The Joy of Motherhood chronicles the life of Nnu Ego from her conception to becoming a divine spirit (or “chi”) to her many children and grandchildren – a life (and afterlife) where she’s not an individual but the bearer of all their sorrows. Mother to seven children, Nnu Ego struggles to make ends meet. She sacrifices the meals of herself and her daughters, educates only the sons, and marries off the girls early to whoever is ready with a bride price to keep the household afloat.
Along with her tangible troubles, Nnu Ego is also crippled with sexual insecurity, miscarriages, and marital rape. In her moments of quiet, Nnu Ego wonders what it would be like to exist just for herself and not as an “appendage” to her family. The Joy of Motherhood is a confrontation of womanhood far removed from Western feminist discourse.
The Devotion of Suspect X, Keigo Higashino, translated from the Japanese by Alexander O Smith
The Devotion of Suspect X is one of the best-known titles in contemporary thrillers. But as much as it is a whodunnit and a tale of peculiar sexual obsession, it is also testament to the lengths a mother will go to protect her child. To me, the “devotion” in the title signifies the fierce love that Yasuko feels for her daughter – even when she’s suspected of a heinous crime, she does not let go of her maternal instincts. Yasuko dupes the police and well-wishers to hatch an elaborate plan that will prevent the incrimination of her young daughter.

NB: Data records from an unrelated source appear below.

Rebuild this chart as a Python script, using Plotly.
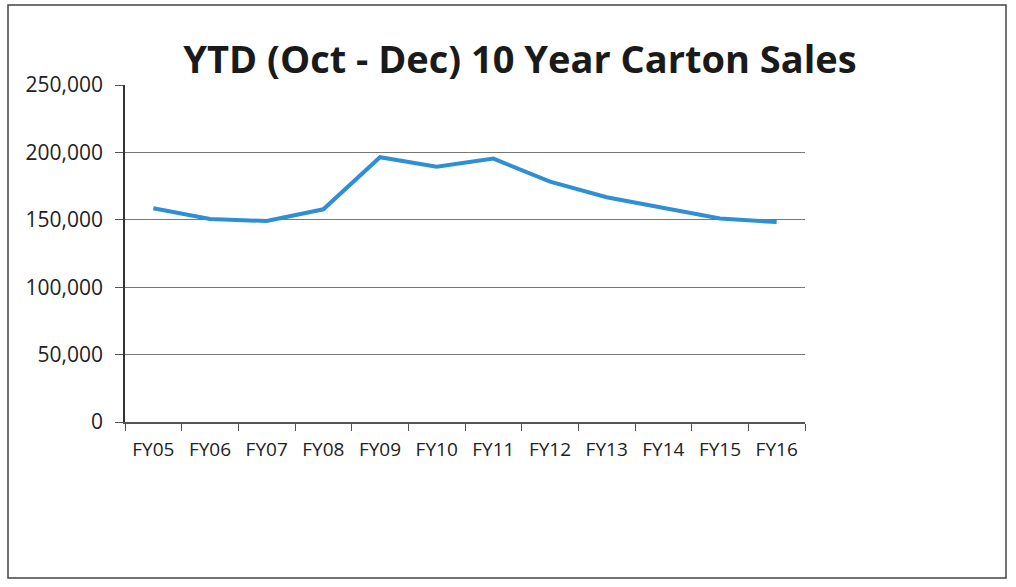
import plotly.graph_objects as go

categories = ["FY05", "FY06", "FY07", "FY08", "FY09", "FY10", "FY11", "FY12", "FY13", "FY14", "FY15", "FY16"]
sales = [158500, 150600, 149100, 157800, 196400, 189400, 195400, 178300, 166700, 159000, 151000, 148300]
y_ticks = [0, 50000, 100000, 150000, 200000, 250000]
y_tick_labels = ["0", "50,000", "100,000", "150,000", "200,000", "250,000"]

fig = go.Figure()
fig.add_trace(go.Scatter(
    x=categories, y=sales, mode="lines",
    line=dict(color="#2F8FD5", width=4),
    showlegend=False,
))

font_family = "Open Sans, Lato, sans-serif"
fig.update_layout(
    width=1016, height=587,
    margin=dict(l=125, r=211, t=85, b=165),
    paper_bgcolor="white", plot_bgcolor="white",
    title=dict(text="<b>YTD (Oct - Dec) 10 Year Carton Sales</b>",
               x=520 / 1016, xanchor="center", y=1 - 60 / 587, yanchor="middle",
               font=dict(family=font_family, size=38, color="#1a1a1a")),
    font=dict(family=font_family, color="#222"),
)
fig.update_xaxes(
    type="category", tickson="boundaries",
    showline=True, linecolor="#555", linewidth=1.5,
    ticks="outside", ticklen=7, tickcolor="#555",
    showgrid=False, tickfont=dict(size=19, color="#222"),
    ticklabelstandoff=9,
    range=[-0.5, 11.5],
)
fig.update_yaxes(
    range=[0, 250000], tickvals=y_ticks, ticktext=y_tick_labels,
    showline=True, linecolor="#333", linewidth=1.5,
    ticks="outside", ticklen=8, tickcolor="#555",
    showgrid=True, gridcolor="#777", gridwidth=1.2,
    zeroline=False, tickfont=dict(size=21, color="#222"),
    ticklabelstandoff=8,
)
fig.add_shape(type="rect", xref="paper", yref="paper",
              x0=-117 / 680, x1=(1006 - 125) / 680,
              y0=-(578 - 422) / 337, y1=(422 - 5) / 337,
              line=dict(color="#444", width=1.5))
fig.write_html("out.html")
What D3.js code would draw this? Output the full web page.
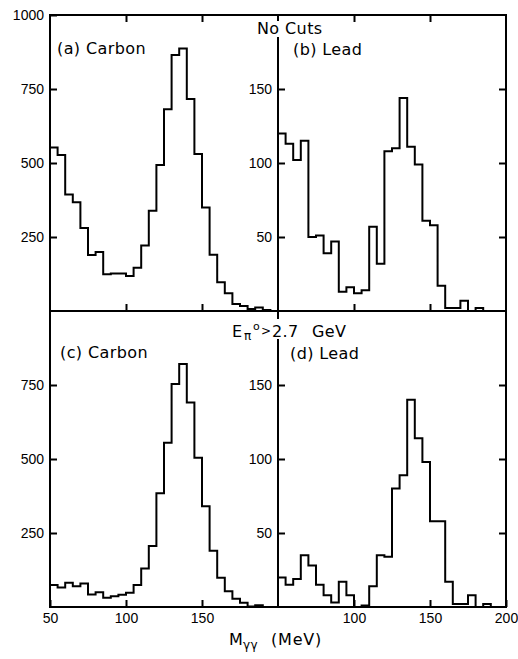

Crime novels are an excellent insight into human nature and The Devotion of Suspect X is no different. The complexities of police procedures, slick sleuths, and cat-and-mouse chase of the authorities and suspects pale in comparison to the primal hunger in a mother to always keep her children from the way of harm.
Where Reasons End, Yiyun Li
Motherhood intensifies all emotions and there’s perhaps no grief as insurmountable as losing a child. Where Reasons End is almost autobiographical in nature. Li lost her own son to suicide at the age of 16 and the novel, too, revolves around a Chinese immigrant author-mother and her dead son, Nikolai.
Li tries to find reasons for her grief with Socratic dialogues and metaphors of time and space. The conversations between the mother and the dead son are a cold reminder that the journey of motherhood continues even in the absence of the child – once you become a mother, you bear the delights (and sorrows) of motherhood until the end of your days.